### Given request
Below are the records. Retype, exactly, the lines from the first through the line with "P_TICK_POS = [241, 186, 170, 163, 142, 127]", and leave out the pictures.

### Data to process
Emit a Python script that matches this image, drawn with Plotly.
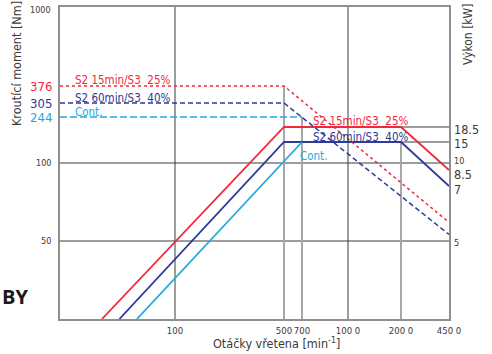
import numpy as np
import plotly.graph_objects as go

# ---------------- data ----------------
SERIES = ["S2 15min/S3  25%", "S2 60min/S3  40%", "Cont."]
TORQUE = [376, 305, 244]            # Nm, constant-torque level
BASE_SPEED = [500, 500, 700]        # min^-1, corner speed
POWER = [18.5, 15, 15]              # kW, constant-power level
RAMP_START_SPEED = [34, 44, 57]     # min^-1, where power ramp leaves the chart bottom
CP_END_SPEED = 2000                 # end of constant power (S2 curves)
MAX_SPEED = 4500
POWER_AT_MAX = [8.5, 7]             # kW at max speed (S2 curves)
TORQUE_AT_MAX = [59, 53]            # Nm at max speed (S2 curves, schematic)

SPEED_MIN = 18.3
TORQUE_MIN, TORQUE_MAX = 25, 1000
POWER_MIN, POWER_MAX = 2.5, 100

X_TICK_VALS = [100, 500, 700, 1000, 2000, 4500]
X_TICK_TEXT = ["100", "500", "700", "100 0", "200 0", "450 0"]
T_TICK_VALS = [50, 100, 244, 305, 376, 1000]
P_TICK_VALS = [5, 7, 8.5, 10, 15, 18.5]
P_TICK_TEXT = ["5", "7", "8.5", "10", "15", "18.5"]

# ------------- schematic scale of the drawing (chart units) -------------
X_TICK_POS = [175, 284, 302, 348, 401, 449]
T_TICK_POS = [241, 163, 117, 103, 86, 7]
P_TICK_POS = [241, 186, 170, 163, 142, 127]


def log_scale(vals, pos):
    lv = np.log10(np.asarray(vals, float))
    p = np.asarray(pos, float)
    s0 = (p[1] - p[0]) / (lv[1] - lv[0])
    s1 = (p[-1] - p[-2]) / (lv[-1] - lv[-2])

    def f(v):
        x = np.log10(np.asarray(v, float))
        out = np.interp(x, lv, p)
        out = np.where(x < lv[0], p[0] + s0 * (x - lv[0]), out)
        out = np.where(x > lv[-1], p[-1] + s1 * (x - lv[-1]), out)
        return out
    return f


sx = log_scale(X_TICK_VALS, X_TICK_POS)
st = log_scale(T_TICK_VALS, T_TICK_POS)
# power grid = torque grid / 10
sp = log_scale([POWER_MIN] + P_TICK_VALS + [POWER_MAX],
               [float(st(TORQUE_MIN))] + P_TICK_POS + [float(st(TORQUE_MAX))])

RED, BLUE, CYAN = "#f2283c", "#2d3a98", "#22a9e1"
COLORS = [RED, BLUE, CYAN]
DARK = "#3a3a3a"
GREY = "#a8a8a8"
FONT = "Liberation Sans Narrow, DejaVu Sans Condensed, Arial Narrow, sans-serif"

fig = go.Figure()

X0, X1 = float(sx(SPEED_MIN)), float(sx(MAX_SPEED))
Y0, Y1 = float(st(TORQUE_MIN)), float(st(TORQUE_MAX))

shapes = []
# dark grid lines
for t in [100, 50]:
    shapes.append(dict(type="line", x0=X0, x1=X1, y0=float(st(t)), y1=float(st(t)),
                       line=dict(color=DARK, width=1), layer="below"))
for n in [100, 1000]:
    shapes.append(dict(type="line", x0=float(sx(n)), x1=float(sx(n)), y0=Y0, y1=Y1,
                       line=dict(color=DARK, width=1), layer="below"))
for p in [POWER[0], POWER[1]]:
    shapes.append(dict(type="line", x0=float(sx(CP_END_SPEED)), x1=X1,
                       y0=float(sp(p)), y1=float(sp(p)),
                       line=dict(color=DARK, width=1), layer="below"))
# grey speed markers
for n, ytop in [(500, float(st(TORQUE[0]))), (700, float(st(TORQUE[2]))),
                (CP_END_SPEED, float(sp(POWER[1])))]:
    shapes.append(dict(type="line", x0=float(sx(n)), x1=float(sx(n)), y0=Y0, y1=ytop,
                       line=dict(color=GREY, width=2), layer="below"))

# power curves (solid)
pw_speeds = [
    [RAMP_START_SPEED[0], BASE_SPEED[0], CP_END_SPEED, MAX_SPEED],
    [RAMP_START_SPEED[1], BASE_SPEED[1], CP_END_SPEED, MAX_SPEED],
    [RAMP_START_SPEED[2], BASE_SPEED[2]],
]
pw_vals = [
    [POWER_MIN, POWER[0], POWER[0], POWER_AT_MAX[0]],
    [POWER_MIN, POWER[1], POWER[1], POWER_AT_MAX[1]],
    [POWER_MIN, POWER[2]],
]
for i in range(3):
    fig.add_trace(go.Scatter(x=sx(pw_speeds[i]), y=sp(pw_vals[i]), mode="lines",
                             line=dict(color=COLORS[i], width=1.8),
                             hoverinfo="skip", showlegend=False))

# torque curves (dashed)
tq_speeds = [
    [SPEED_MIN, BASE_SPEED[0], MAX_SPEED],
    [SPEED_MIN, BASE_SPEED[1], MAX_SPEED],
    [SPEED_MIN, BASE_SPEED[2]],
]
tq_vals = [
    [TORQUE[0], TORQUE[0], TORQUE_AT_MAX[0]],
    [TORQUE[1], TORQUE[1], TORQUE_AT_MAX[1]],
    [TORQUE[2], TORQUE[2]],
]
dashes = ["3px,3px", "5px,3px", "7px,3px"]
for i in range(3):
    fig.add_trace(go.Scatter(x=sx(tq_speeds[i]), y=st(tq_vals[i]), mode="lines",
                             line=dict(color=COLORS[i], width=1.5, dash=dashes[i]),
                             hoverinfo="skip", showlegend=False))

ann = []


def A(text, x, y, xref="x", yref="y", size=12, color=DARK, xanchor="left",
      yanchor="middle", xshift=0, yshift=0, angle=0, bold=False, family=FONT):
    ann.append(dict(text=("<b>%s</b>" % text) if bold else text, x=x, y=y,
                    xref=xref, yref=yref, showarrow=False,
                    font=dict(size=size, color=color, family=family),
                    xanchor=xanchor, yanchor=yanchor, xshift=xshift, yshift=yshift,
                    textangle=angle))


def nb(s):
    return s.replace(" ", "\u00a0")


LBL = 11.5
# series labels at left
shifts_left = [6, 5, 5]
for i in range(3):
    A(nb(SERIES[i]), 0, float(st(TORQUE[i])), xref="paper", size=LBL, color=COLORS[i],
      xshift=13, yshift=shifts_left[i])
# series labels at right
A(nb(SERIES[0]), float(sx(700)), float(sp(POWER[0])), size=LBL, color=RED, xshift=9, yshift=6)
A(nb(SERIES[1]), float(sx(700)), float(sp(POWER[1])), size=LBL, color=BLUE, xshift=9, yshift=5)
A(nb(SERIES[2]), float(sx(700)), float(sp(POWER[2])), size=LBL, color=CYAN, xshift=-4, yshift=-14)

# left axis labels
for v in [1000, 100, 50]:
    A(str(v), 0, float(st(v)), xref="paper", size=9, xanchor="right", xshift=-7,
      yshift=(-3 if v == 1000 else 0))
for i in range(3):
    A(str(TORQUE[i]), 0, float(st(TORQUE[i])), xref="paper", size=13, color=COLORS[i],
      xanchor="right", xshift=-6)

# right axis labels
rshift = {"5": -2, "7": -3, "8.5": -4, "10": 2, "15": -1, "18.5": -2}
for v, t in zip(P_TICK_VALS, P_TICK_TEXT):
    small = t in ("5", "10")
    A(t, 1, float(sp(v)), xref="paper", size=(9 if small else 12.5), xanchor="left",
      xshift=3, yshift=rshift[t])

# axis titles (positioned relative to plot edges)
A("Kroutící moment [Nm]", 0, 1, xref="paper", yref="paper", size=12.5,
  xanchor="center", angle=-90, xshift=16 - 60, yshift=-(64 - 7))
A("Výkon [kW]", 1, 1, xref="paper", yref="paper", size=12, xanchor="center",
  angle=-90, xshift=468 - 449, yshift=-(34 - 7))
A("Otáčky vřetena [min<sup>-1</sup>]", 0, 0, xref="paper", yref="paper", size=12.5,
  xanchor="center", yanchor="middle", xshift=276 - 60, yshift=-(343 - 319))
A("BY", 0, 0, xref="paper", yref="paper", size=20, color="#1a1a1a",
  xanchor="left", xshift=-60, yshift=319 - 296, bold=True,
  family="Open Sans, Liberation Sans, sans-serif")

fig.update_layout(
    width=492, height=354,
    margin=dict(l=60, r=43, t=7, b=35, autoexpand=False),
    paper_bgcolor="white", plot_bgcolor="white",
    shapes=shapes, annotations=ann,
    xaxis=dict(range=[X0, X1], showgrid=False, zeroline=False, showline=True,
               mirror=True, linecolor="#8f8f8f", linewidth=2, automargin=False,
               tickangle=0, tickvals=[float(v) for v in sx(X_TICK_VALS)],
               ticktext=X_TICK_TEXT, ticks="", ticklabelstandoff=2,
               tickfont=dict(size=9.5, color=DARK, family=FONT)),
    yaxis=dict(range=[Y0, Y1], showgrid=False, zeroline=False, showline=True,
               mirror=True, linecolor="#8f8f8f", linewidth=2, showticklabels=False,
               ticks="", automargin=False),
    font=dict(family=FONT),
)

fig.write_html("out.html",
               config={"displayModeBar": False, "staticPlot": True},
               post_script="document.body.style.margin='0px';"
                           "document.body.style.overflow='hidden';")
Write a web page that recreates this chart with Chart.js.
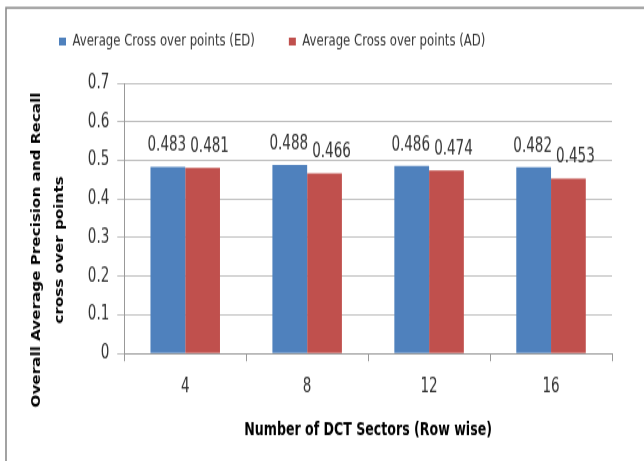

### Answer for the task
Emit a Python script that matches this image, drawn with Plotly.
import numpy as np
import plotly.graph_objects as go

# ---------------- data ----------------
SERIES = ["S2 15min/S3  25%", "S2 60min/S3  40%", "Cont."]
TORQUE = [376, 305, 244]            # Nm, constant-torque level
BASE_SPEED = [500, 500, 700]        # min^-1, corner speed
POWER = [18.5, 15, 15]              # kW, constant-power level
RAMP_START_SPEED = [34, 44, 57]     # min^-1, where power ramp leaves the chart bottom
CP_END_SPEED = 2000                 # end of constant power (S2 curves)
MAX_SPEED = 4500
POWER_AT_MAX = [8.5, 7]             # kW at max speed (S2 curves)
TORQUE_AT_MAX = [59, 53]            # Nm at max speed (S2 curves, schematic)

SPEED_MIN = 18.3
TORQUE_MIN, TORQUE_MAX = 25, 1000
POWER_MIN, POWER_MAX = 2.5, 100

X_TICK_VALS = [100, 500, 700, 1000, 2000, 4500]
X_TICK_TEXT = ["100", "500", "700", "100 0", "200 0", "450 0"]
T_TICK_VALS = [50, 100, 244, 305, 376, 1000]
P_TICK_VALS = [5, 7, 8.5, 10, 15, 18.5]
P_TICK_TEXT = ["5", "7", "8.5", "10", "15", "18.5"]

# ------------- schematic scale of the drawing (chart units) -------------
X_TICK_POS = [175, 284, 302, 348, 401, 449]
T_TICK_POS = [241, 163, 117, 103, 86, 7]
P_TICK_POS = [241, 186, 170, 163, 142, 127]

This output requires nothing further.